To accommodate their customers, the pair has opened a fifteen thousand square-foot retail store on Sisson Street in Baltimore city, Overstock Outlet (www.ooutlet.com).  The store sells used hotel and office furniture. Their web site has hotel items such as “57 Rooms of New Kimball Custom Lyonnesque Hotel Furniture - $500/room.”   Anyone interested in sleep sofas? Shuman and Bondroff currently have forty of them ready to go for $3,200. Need a mobile MRI?  They can get you one in excellent condition for $85,000.  Some doctor group paid $800,000 for it ten years ago.
 
A lot of the stuff the Asset Store has to sell moves very quickly. Shuman and Bondroff have a large supply of generators, and after Hurricane Katrina, there was a huge demand.
 
"We were getting generators in our doors in the morning, selling them and shipping them in the same day,” explained Shuman.
 
Shuman and Bondroff realize their customers not only want quality at a fair price, they want quick shipping.  To handle the demand, The Asset Store has a fleet of four tractor-trailers and two more owner-operators.
 
Since much of what they sell in bulk goes sight unseen, Shuman and Bondroff allow for 5% fudge factor.  If a customer needs a thousand movie theater seats, they will send a thousand fifty to make up for any that are damaged.
 
Not everything goes out the door quickly.
 
"A while back we had one hundred cubicles from an office park,” Shuman recalls, smiling.  "They were not only old, they were really ugly.  We didn't think anyone in their right minds would want to buy them, but eventually we found a company in the Caribbean that was happy to have them.  I guess there are not too many office furniture companies in Caribbean.”
 
Shuman and Bondroff are excited and happy with their success.
 
"When you have an idea and you're ready to deliver service and quality," says Bondroff, "it's amazing how fast your network grows.  We began to realize this one right after we sold the theater seats; someone called us and asked if we wouldn't be interested in hotel furniture!”
 
In a few weeks, they’re going to clean out five hundred rooms of furniture at a major hotel that’s renovating.
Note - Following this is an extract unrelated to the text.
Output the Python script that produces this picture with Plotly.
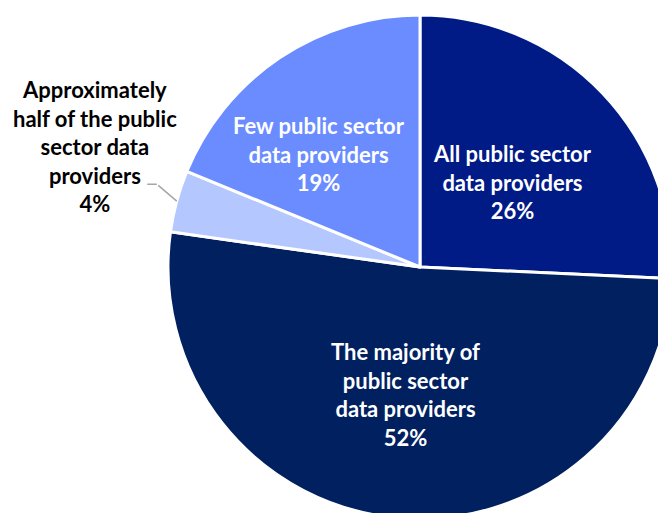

They will then sell on the open market to smaller hotels and motels around the country.
 
And so it goes.
 
When Shuman and Bondroff started selling theater seats, they never realized the opportunities that lay before them.
 
“When we started our liquidation business, Brad and I were eager to show people that we could create a marketplace for any liquidated goods and serve clients as a true asset brokerage firm,” Shuman explains.  “People who have been in our warehouse have had some very confused and amused looks on their faces when they saw some of the crazy items stacked in our warehouse.” 
 
Some of the more unusual goods that they have successfully liquidated include a half-million pieces of make up, lipstick, eye shadows, nail polish, press on finger nails;
one hundred thousand square feet of wood flooring; fifty Refrigerators for dead bodies;
sixty Milk Shake Machines from a restaurant chain and four hundred and fifty Church Pews.
 
Life is a real adventure for these two.
 
“We look forward to seeing what items we will liquidate in the future that will confuse and amuse people,” says Shuman.
 
Anybody need women’s panties? They have two hundred a fifty thousand pairs they can sell you.  The price is great, but you’ll have to buy in bulk!